If you don't use, you get older. Kids in the program make jokes about me having been around since rocks were soft. And Larry was older than me. He probably witnessed the Big Bang and complained about the noise. It shouldn't have been a surprise he passed away, but it was.
Being mindful of mortality, I often say that no one has a lock on the next ten minutes. But somewhere deep inside me I feel that those about whom I care are immortal. I never raised that belief to a verbal level, so I never knew I held it. Time after time this year, though, someone has died who "wasn't supposed to." But they died anyway. Life on life's terms: what a sucky deal. I don't have a lock on my next ten minutes, nor anyone else's.
I can hear Larry now, laughing in my ear, and saying, "So what're you gonna do? Pick up? That'll make everything all right." Larry had his sarcastic moments.

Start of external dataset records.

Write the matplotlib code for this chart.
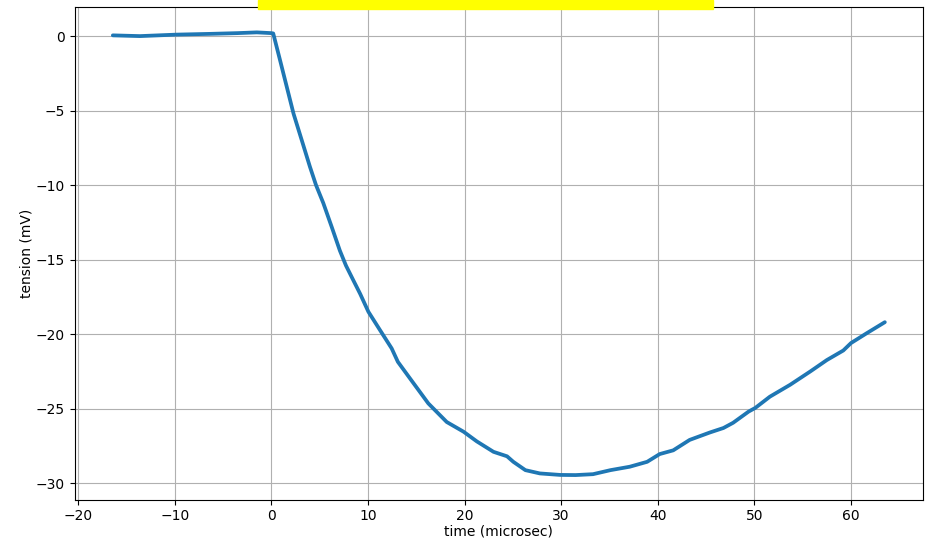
import numpy as np
import matplotlib.pyplot as plt
from matplotlib.patches import Rectangle

# trace (time in microsec, tension in mV)
time_us = [-16.4, -13.6, -9.8, -6.35, -3.5, -1.5, 0.0, 0.2,
           0.9, 1.6, 2.3, 3.15, 4.0, 4.63, 5.38, 6.25, 7.1, 7.73,
           8.5, 9.2, 10.05, 11.25, 12.46, 13.1, 14.35, 16.25, 18.16,
           19.9, 21.27, 23.0, 24.4, 25.05, 26.3, 27.8, 29.9, 31.5, 33.3,
           35.1, 37.1, 38.9, 40.2, 41.6, 43.3, 45.4, 46.8, 47.8, 49.4,
           50.1, 51.6, 53.7, 55.8, 57.5, 59.2, 60.0, 61.6, 63.5]
tension_mV = [0.05, 0.0, 0.1, 0.15, 0.2, 0.25, 0.2, 0.18,
              -1.6, -3.4, -5.2, -6.98, -8.77, -10.0, -11.2, -12.8,
              -14.4, -15.4, -16.4, -17.3, -18.5, -19.73, -20.96, -21.86,
              -22.97, -24.65, -25.9, -26.55, -27.2, -27.9, -28.2, -28.57,
              -29.13, -29.35, -29.45, -29.46, -29.4, -29.13, -28.9, -28.57,
              -28.05, -27.8, -27.1, -26.6, -26.3, -25.95, -25.2, -24.95,
              -24.2, -23.4, -22.5, -21.74, -21.1, -20.6, -19.95, -19.2]

fig = plt.figure(figsize=(9.31, 5.42), dpi=100)
ax = fig.add_axes([0.0802, 0.0784, 0.9112, 0.9086])

ax.plot(time_us, tension_mV, color='#1f77b4', lw=2.7, solid_capstyle='round')
ax.grid(True)
ax.set_xlabel("time (microsec)")
ax.set_ylabel("tension (mV)")
ax.set_xlim(-20.35, 67.45)
ax.set_ylim(-31.1, 1.95)
ax.xaxis.set_label_coords(0.5, -0.05)
ax.yaxis.set_label_coords(-0.048, 0.5)

# yellow box at the top edge
fig.patches.append(Rectangle((258 / 931, 1 - 8.5 / 542), 455 / 931, 8.5 / 542,
                             transform=fig.transFigure, color='yellow',
                             zorder=10))

fig.savefig("out.png", dpi=100)
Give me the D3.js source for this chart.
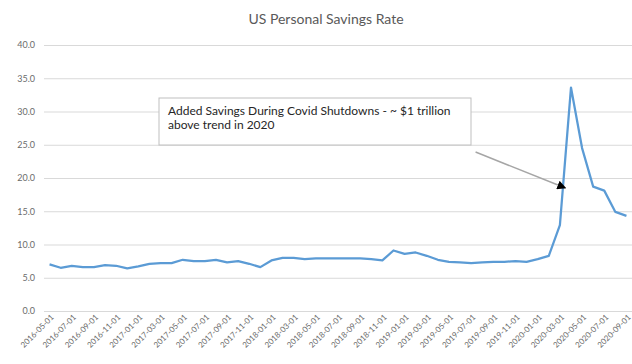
<!DOCTYPE html>
<html><head><meta charset="utf-8">
<script src="https://cdn.jsdelivr.net/npm/d3@7/dist/d3.min.js"></script>
<style>
html,body{margin:0;padding:0;background:#fff;}
svg{display:block;font-family:Lato,"Open Sans",sans-serif;}
</style></head>
<body>
<svg id="chart" width="632" height="364"></svg>
<script>
const title = "US Personal Savings Rate";
const months = [
 "2016-05-01","2016-06-01","2016-07-01","2016-08-01","2016-09-01","2016-10-01","2016-11-01","2016-12-01",
 "2017-01-01","2017-02-01","2017-03-01","2017-04-01","2017-05-01","2017-06-01","2017-07-01","2017-08-01","2017-09-01","2017-10-01","2017-11-01","2017-12-01",
 "2018-01-01","2018-02-01","2018-03-01","2018-04-01","2018-05-01","2018-06-01","2018-07-01","2018-08-01","2018-09-01","2018-10-01","2018-11-01","2018-12-01",
 "2019-01-01","2019-02-01","2019-03-01","2019-04-01","2019-05-01","2019-06-01","2019-07-01","2019-08-01","2019-09-01","2019-10-01","2019-11-01","2019-12-01",
 "2020-01-01","2020-02-01","2020-03-01","2020-04-01","2020-05-01","2020-06-01","2020-07-01","2020-08-01","2020-09-01"
];
const savingsRate = [
 7.0,6.5,6.8,6.6,6.6,6.9,6.8,6.4,
 6.7,7.1,7.2,7.2,7.7,7.5,7.5,7.7,7.3,7.5,7.1,6.6,
 7.6,8.0,8.0,7.8,7.9,7.9,7.9,7.9,7.9,7.8,7.6,9.1,
 8.6,8.8,8.3,7.7,7.4,7.3,7.2,7.3,7.4,7.4,7.5,7.4,
 7.8,8.3,12.9,33.6,24.5,18.7,18.1,14.9,14.3
];
const yTicks = [0,5,10,15,20,25,30,35,40];
const tickLabels = months.filter((d,i)=>i%2===0);
const annotationLines = ["Added Savings During Covid Shutdowns - ~ $1 trillion","above trend in 2020"];

const svg = d3.select("#chart");
const m = {left:44, right:0, top:45, bottom:53};
const W = 632, H = 364;
const x = d3.scaleBand().domain(months).range([m.left, W - m.right]);
const y = d3.scaleLinear().domain([0,40]).range([H - m.bottom, m.top]);
const cx = d => x(d) + x.bandwidth()/2;

svg.append("text").attr("x",326).attr("y",24).attr("text-anchor","middle")
  .attr("font-size",14).attr("fill","#595959").text(title);

// gridlines + y axis
const yAxis = d3.axisLeft(y).tickValues(yTicks).tickFormat(d3.format(".1f")).tickSize(-(W - m.left - m.right)).tickPadding(9);
const gy = svg.append("g").attr("transform",`translate(${m.left},0)`).call(yAxis);
gy.select(".domain").remove();
gy.selectAll(".tick line").attr("stroke","#d9d9d9").attr("stroke-width",1);
gy.selectAll(".tick text").attr("fill","#6b6b6b").attr("font-size",9).attr("font-family","Lato,sans-serif");

// x axis
const xAxis = d3.axisBottom(x).tickValues(tickLabels).tickSize(0).tickPadding(4);
const gx = svg.append("g").attr("transform",`translate(0,${y(0)})`).call(xAxis);
gx.select(".domain").attr("stroke","#d9d9d9");
gx.selectAll(".tick text").attr("fill","#6b6b6b").attr("font-size",8).attr("font-family","Lato,sans-serif")
  .attr("text-anchor","end").attr("dy","0.35em")
  .attr("transform","translate(0,2) rotate(-45)");

// line
const line = d3.line().x((d,i)=>cx(months[i])).y(d=>y(d));
svg.append("path").datum(savingsRate).attr("d",line)
  .attr("fill","none").attr("stroke","#5b9bd5").attr("stroke-width",2.25).attr("stroke-linejoin","round");

// annotation
const step = x.step();
const ax0 = cx(months[38]) + 0.4*step, ay0 = y(23.9);
const ax1 = cx(months[46]) + 0.5*step, ay1 = y(18.5);
svg.append("defs").append("marker").attr("id","arr").attr("viewBox","0 0 10 10")
  .attr("refX",9).attr("refY",5).attr("markerWidth",6).attr("markerHeight",6).attr("orient","auto")
  .append("path").attr("d","M0,0L10,5L0,10z").attr("fill","#000");
svg.append("line").attr("x1",ax0).attr("y1",ay0).attr("x2",ax1).attr("y2",ay1)
  .attr("stroke","#a6a6a6").attr("stroke-width",1.5).attr("marker-end","url(#arr)");
svg.append("rect").attr("x",159).attr("y",98).attr("width",312).attr("height",47)
  .attr("fill","#fff").attr("stroke","#bfbfbf").attr("stroke-width",1);
const t = svg.append("text").attr("font-size",12).attr("fill","#262626");
annotationLines.forEach((s,i)=>t.append("tspan").attr("x",168).attr("y",115+i*14).text(s));
</script>
</body></html>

No, Larry, I won't pick up the drug and use. It's the one thing calculated to make what I'm feeling now much much worse, and I don't think I could live through feeling worse than this. Besides, that would be one hell of a way to honor the thirty years of clean time you and I, among others, achieved for me. You're the one who blessed the title of this blog because you knew it's truth. I really hope you can get together with the redneck (his first sponsor). I know how much you missed him. I really wish we could have written that book.